Thompson, however, presented his plan for closing the site but in doing so made several misrepresentations of the physical space where the WCU polling place would be located, calling it “inaccessible.” 

He noted the length of the walk to the polling site from the parking lot but ignored assurances from WCU administrators that a parking lot at the Health and Human Sciences building would be reserved only for voters and would eliminate the need for voters to climb a tall set of stairs.

Thompson’s motion to accept the closure was seconded by fellow Republican Jay Pavey.

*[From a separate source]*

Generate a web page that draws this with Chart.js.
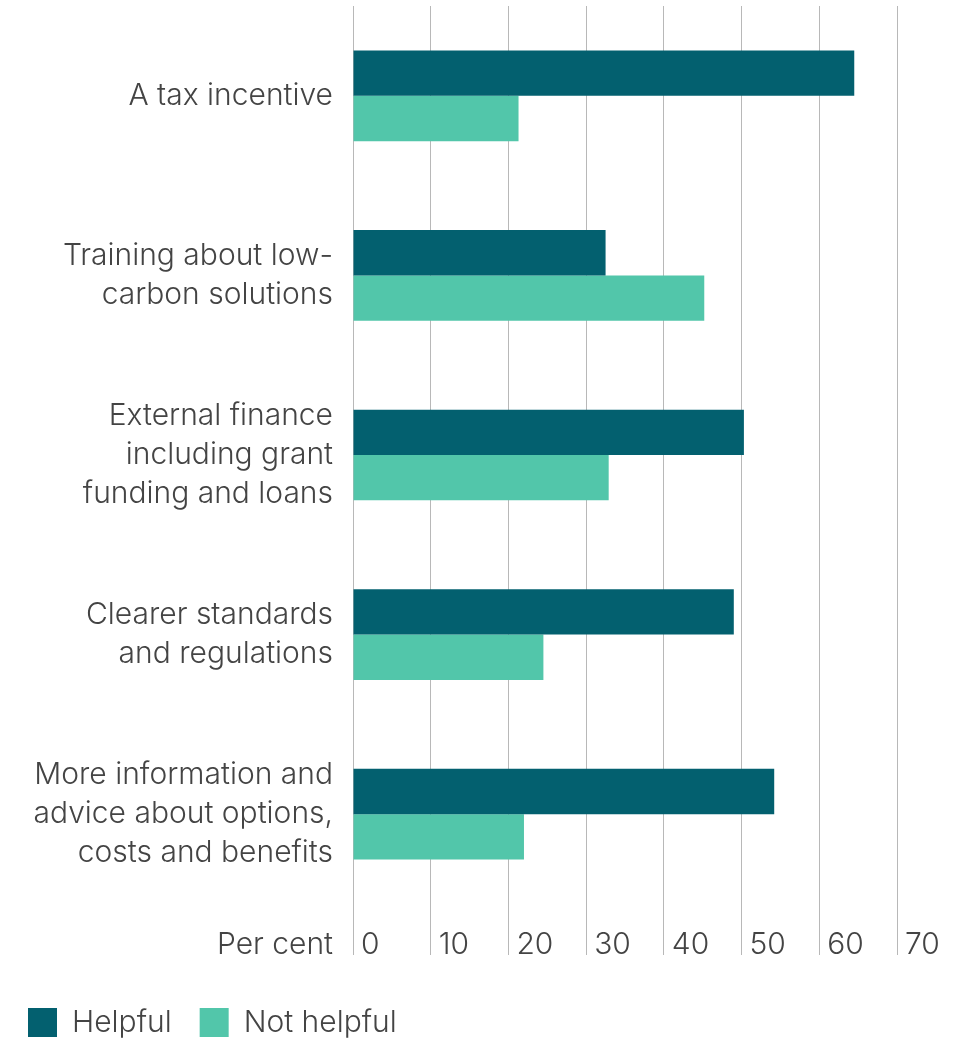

Pavey, a local attorney, is best known for representing a Waynesville pastor involved in another election-related controversy — in 2005, Chan Chandler resigned as pastor at East Waynesville Baptist Church after allegedly “running off” nine congregants who did not support then-President George W. Bush.

Thompson and Pavey were joined by the board’s third Republican, Wes Hanemayer of Cashiers, who offered no comment on his yes vote. Osborn and Swift voted no.

Because the measure was not passed unanimously, the two plans will now go to the Republican-majority State Board of Elections for a hearing. Jackson County Board of Elections Director Amanda Allen said the deadline to submit the proposals is Dec. 19; however, the NCSBE is encouraging counties to submit as early as possible.

It’s unclear if the state board’s final decision could wind up before a judge. As of Dec. 9, there are 68 days until the Primary Election and 85 days until Election Day.